Each of these conditions involves a protrusion of abdominal organs, but the specific nature and treatment can vary significantly.

Chest wall deformities

Pectus excavatum

Pectus excavatum is a congenital chest wall deformity characterised by a sunken or depressed sternum and rib cage. Commonly referred to as "funnel chest," this condition occurs when the breastbone (sternum) grows abnormally, causing the chest to cave inward. It can range from mild to severe, and its appearance varies from person to person.

Childhood tumours


Neuroblastoma is a type of cancer that originates in immature nerve cells. It often starts in the adrenal glands but can also develop in nerve tissues along the spine, chest, abdomen, or pelvis. It typically affects infants and young children and can vary widely in terms of its behaviour, ranging from slow-growing tumours that may spontaneously regress to aggressive forms that spread to other parts of the body.

Wilms' tumour

Also known as nephroblastoma, Wilms' tumor is a childhood kidney cancer that usually affects children around 3 to 4 years old. It originates in the kidneys and may affect one or both kidneys. Wilms' tumor is highly treatable, especially when diagnosed early, and the prognosis is generally favorable with appropriate treatment, which often involves surgery, chemotherapy, and sometimes radiation therapy.


This is a type of soft tissue cancer that arises from cells that normally develop into skeletal muscles. It can occur anywhere in the body but commonly affects the head, neck, bladder, or reproductive organs. Rhabdomyosarcoma is more frequently diagnosed in children and adolescents, and treatment usually involves a combination of surgery, chemotherapy, and radiation therapy.
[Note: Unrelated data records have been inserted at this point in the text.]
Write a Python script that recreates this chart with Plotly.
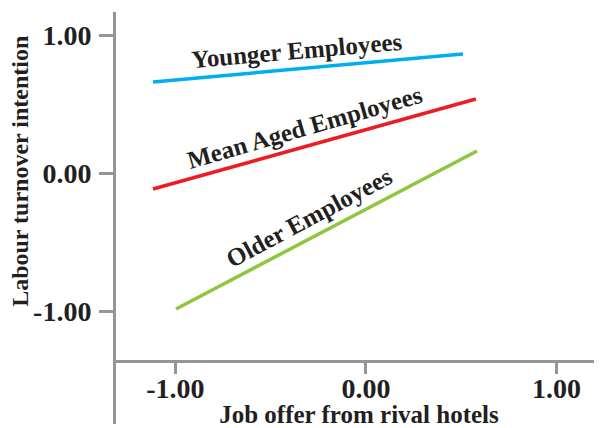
import plotly.graph_objects as go

# Data
series_names = ["Younger Employees", "Mean Aged Employees", "Older Employees"]
series_colors = ["#00aeef", "#ed1c24", "#8dc63f"]
x_start = [-1.118, -1.118, -0.997]
x_end = [0.509, 0.577, 0.583]
y_start = [0.662, -0.114, -0.983]
y_end = [0.864, 0.538, 0.162]

tick_vals = [-1, 0, 1]
tick_text = ["-1.00", "0.00", "1.00"]

label_x = [-0.362, -0.325, -0.299]
label_y = [0.893, 0.335, -0.317]
label_angle = [-5, -16, -28]

x_title = "Job offer from rival hotels"
y_title = "Labour turnover intention"

# page body has an 8px default margin, so the figure is 8px smaller
W, H = 594, 420
axis_gray = "#939598"
text_col = "#231f20"
serif = "Liberation Serif"

fig = go.Figure()
for i, name in enumerate(series_names):
    fig.add_trace(go.Scatter(
        x=[x_start[i], x_end[i]], y=[y_start[i], y_end[i]],
        mode="lines", name=name,
        line=dict(color=series_colors[i], width=3.5),
        showlegend=False, hoverinfo="skip",
    ))
    fig.add_annotation(
        x=label_x[i], y=label_y[i], xref="x", yref="y",
        text=name, showarrow=False, textangle=label_angle[i],
        font=dict(family=serif, size=25, color=text_col, weight="bold"),
    )

# y-axis title (placed off-centre, as in the reference)
fig.add_annotation(
    x=-0.1975, y=0.612, xref="paper", yref="paper",
    xanchor="center", yanchor="middle",
    text=y_title, showarrow=False, textangle=-90,
    font=dict(family=serif, size=24, color=text_col, weight="bold"),
)

fig.update_layout(
    width=W, height=H,
    margin=dict(l=108, r=0, t=4, b=4),
    paper_bgcolor="white", plot_bgcolor="white",
    showlegend=False,
)
fig.update_xaxes(
    range=[-1.312, 1.239],
    anchor="free", position=0.153, automargin=False,
    showline=True, linecolor=axis_gray, linewidth=3,
    showgrid=False, zeroline=False,
    ticks="outside", ticklen=11, tickwidth=3, tickcolor=axis_gray,
    ticklabelstandoff=-10,
    tickvals=tick_vals, ticktext=tick_text,
    tickfont=dict(family=serif, size=28, color=text_col, weight="bold"),
    title=dict(text=x_title, standoff=4,
               font=dict(family=serif, size=25, color=text_col, weight="bold")),
)
fig.update_yaxes(
    range=[-1.817, 1.169], automargin=False,
    showline=True, linecolor=axis_gray, linewidth=3,
    showgrid=False, zeroline=False,
    ticks="outside", ticklen=14, tickwidth=3, tickcolor=axis_gray,
    ticklabelstandoff=2,
    tickvals=tick_vals, ticktext=tick_text,
    tickfont=dict(family=serif, size=28, color=text_col, weight="bold"),
)

fig.write_html("out.html")
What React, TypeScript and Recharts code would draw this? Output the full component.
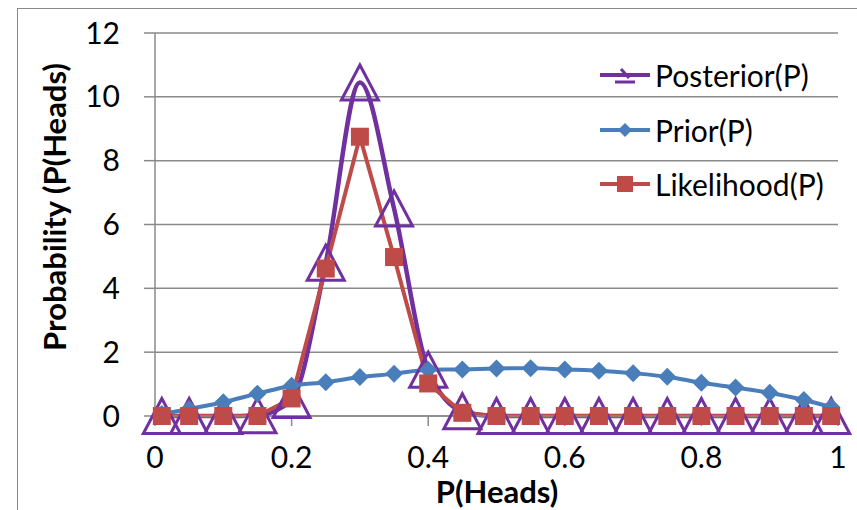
import React from "react";
import { LineChart, Line, XAxis, YAxis, CartesianGrid } from "recharts";

// P(Heads) sample points
const pHeads = [
  0.01, 0.05, 0.1, 0.15, 0.2, 0.25, 0.3, 0.35, 0.4, 0.45, 0.5, 0.55, 0.6,
  0.65, 0.7, 0.75, 0.8, 0.85, 0.9, 0.95, 0.99,
];
const posterior = [
  0, 0, 0, 0.02, 0.5, 4.8, 10.45, 6.5, 1.45, 0.15, 0, 0, 0, 0, 0, 0, 0, 0, 0,
  0, 0,
];
const prior = [
  0.06, 0.22, 0.43, 0.7, 0.95, 1.06, 1.22, 1.32, 1.45, 1.46, 1.49, 1.5, 1.46,
  1.42, 1.34, 1.23, 1.04, 0.89, 0.73, 0.5, 0.28,
];
const likelihood = [
  0, 0, 0, 0, 0.55, 4.62, 8.75, 4.98, 1.02, 0.1, 0, 0, 0, 0, 0, 0, 0, 0, 0, 0,
  0,
];
const xTicks = [0, 0.2, 0.4, 0.6, 0.8, 1];
const yTicks = [0, 2, 4, 6, 8, 10, 12];

const data = pHeads.map((p, i) => ({
  p,
  posterior: posterior[i],
  prior: prior[i],
  likelihood: likelihood[i],
}));

const PURPLE = "#7030A0";
const BLUE = "#4A7EBB";
const RED = "#BE4B48";
const GRID = "#8a8a8a";
const FONT = "Lato, 'Open Sans', sans-serif";

const Triangle = (props: any) => {
  const { cx, cy, index } = props;
  if (cx == null || cy == null) return <g key={index} />;
  const w = 18.5;
  const h = 17.5;
  return (
    <path
      key={`t${index}`}
      d={`M${cx},${cy - h} L${cx + w},${cy + h} L${cx - w},${cy + h} Z`}
      fill="none"
      stroke={PURPLE}
      strokeWidth={3}
    />
  );
};

const Diamond = (props: any) => {
  const { cx, cy, index } = props;
  if (cx == null || cy == null) return <g key={index} />;
  const r = 9;
  return (
    <path
      key={`d${index}`}
      d={`M${cx},${cy - r} L${cx + r},${cy} L${cx},${cy + r} L${cx - r},${cy} Z`}
      fill={BLUE}
    />
  );
};

const Square = (props: any) => {
  const { cx, cy, index } = props;
  if (cx == null || cy == null) return <g key={index} />;
  const r = 9;
  return (
    <rect
      key={`s${index}`}
      x={cx - r}
      y={cy - r}
      width={r * 2}
      height={r * 2}
      fill={RED}
    />
  );
};

const legendItems = [
  { name: "Posterior(P)", color: PURPLE, kind: "tri" },
  { name: "Prior(P)", color: BLUE, kind: "dia" },
  { name: "Likelihood(P)", color: RED, kind: "sq" },
];

const LegendIcon = ({ kind, color }: { kind: string; color: string }) => (
  <svg width={54} height={30} style={{ display: "block" }}>
    <line x1={2} y1={15} x2={52} y2={15} stroke={color} strokeWidth={4} />
    {kind === "tri" && (
      <g stroke={color} strokeWidth={3} fill="none">
        <line x1={23} y1={9} x2={31} y2={18} />
        <line x1={17} y1={22} x2={37} y2={22} />
      </g>
    )}
    {kind === "dia" && <path d="M27,8 L34,15 L27,22 L20,15 Z" fill={color} />}
    {kind === "sq" && <rect x={19} y={7} width={16} height={16} fill={color} />}
  </svg>
);

export default function App() {
  return (
    <div
      style={{
        position: "absolute",
        left: 0,
        top: 0,
        width: 857,
        height: 510,
        overflow: "hidden",
        background: "#fff",
      }}
    >
      <div
        style={{
          position: "absolute",
          left: 17,
          top: 8,
          width: 900,
          height: 600,
          border: `1.5px solid ${GRID}`,
        }}
      />
      <div style={{ position: "absolute", left: 0, top: 0 }}>
        <LineChart
          width={857}
          height={510}
          data={data}
          margin={{ top: 33, right: 19, bottom: 0, left: 0 }}
          style={{ fontFamily: FONT }}
        >
          <CartesianGrid vertical={false} stroke={GRID} strokeWidth={1.5} />
          <XAxis
            dataKey="p"
            type="number"
            domain={[0, 1]}
            ticks={xTicks}
            tickFormatter={(v: number) => String(v)}
            height={94}
            axisLine={{ stroke: GRID, strokeWidth: 1.5 }}
            tickLine={{ stroke: GRID, strokeWidth: 1.5 }}
            tickSize={10}
            tickMargin={21}
            tick={{ fill: "#000", fontSize: 30, fontFamily: FONT }}
            label={{
              content: () => (
                <text
                  x={497}
                  y={503}
                  textAnchor="middle"
                  fontSize={31}
                  fontWeight="bold"
                  fontFamily={FONT}
                  fill="#000"
                >
                  P(Heads)
                </text>
              ),
            }}
          />
          <YAxis
            type="number"
            domain={[0, 12]}
            ticks={yTicks}
            width={155}
            axisLine={{ stroke: GRID, strokeWidth: 1.5 }}
            tickLine={{ stroke: GRID, strokeWidth: 1.5 }}
            tickSize={11}
            tickMargin={24}
            tick={{ fill: "#000", fontSize: 30, fontFamily: FONT }}
            label={{
              content: () => (
                <text
                  x={66}
                  y={207}
                  transform="rotate(-90 66 207)"
                  textAnchor="middle"
                  fontSize={31}
                  fontWeight="bold"
                  fontFamily={FONT}
                  fill="#000"
                >
                  Probability (P(Heads)
                </text>
              ),
            }}
          />
          <Line
            type="monotone"
            dataKey="posterior"
            name="Posterior(P)"
            stroke={PURPLE}
            strokeWidth={4.5}
            dot={Triangle}
            activeDot={false}
            isAnimationActive={false}
          />
          <Line
            type="monotone"
            dataKey="prior"
            name="Prior(P)"
            stroke={BLUE}
            strokeWidth={4}
            dot={Diamond}
            activeDot={false}
            isAnimationActive={false}
          />
          <Line
            type="linear"
            dataKey="likelihood"
            name="Likelihood(P)"
            stroke={RED}
            strokeWidth={4}
            dot={Square}
            activeDot={false}
            isAnimationActive={false}
          />
        </LineChart>
      </div>
      <div
        style={{
          position: "absolute",
          left: 598,
          top: 48,
          fontFamily: FONT,
          fontSize: 30,
          color: "#000",
        }}
      >
        {legendItems.map((it) => (
          <div
            key={it.name}
            style={{ display: "flex", alignItems: "center", height: 54.5 }}
          >
            <LegendIcon kind={it.kind} color={it.color} />
            <span style={{ marginLeft: 3 }}>{it.name}</span>
          </div>
        ))}
      </div>
    </div>
  );
}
ATRT is a rare and aggressive tumour that primarily affects the central nervous system, particularly the brain and spinal cord. It often occurs in very young children, and its symptoms can vary based on its location. ATRT requires prompt and aggressive treatment, which may involve surgery, chemotherapy, and radiation therapy.

Liver tumours

Liver tumors can be benign (non-cancerous) or malignant (cancerous). Malignant liver tumours can be primary (originating in the liver) or secondary/metastatic (spreading from cancer in other parts of the body). Hepatoblastoma and hepatocellular carcinoma are among the primary malignant liver tumours in children. Treatment may involve surgery, chemotherapy, and in some cases, liver transplantation.


Teratomas are a type of tumour that can contain different types of tissues, such as hair, teeth, bone and muscle, because they originate from embryonic cells that have the potential to form various body tissues. Teratomas can occur in different parts of the body and are usually benign, but in some cases, they can be cancerous (malignant). Treatment typically involves surgical removal.

These tumours affect various parts of the body and can present unique challenges in terms of diagnosis, treatment, and prognosis. Early detection and appropriate treatment strategies play a crucial role in managing these conditions.

Whether addressing congenital conditions, trauma, or complex diseases, our paediatric surgeons at Mediclinic Airport Road Hospital in Abu Dhabi serve as champions for children, offering hope and healing through their specialised skills and unwavering commitment to paediatric care.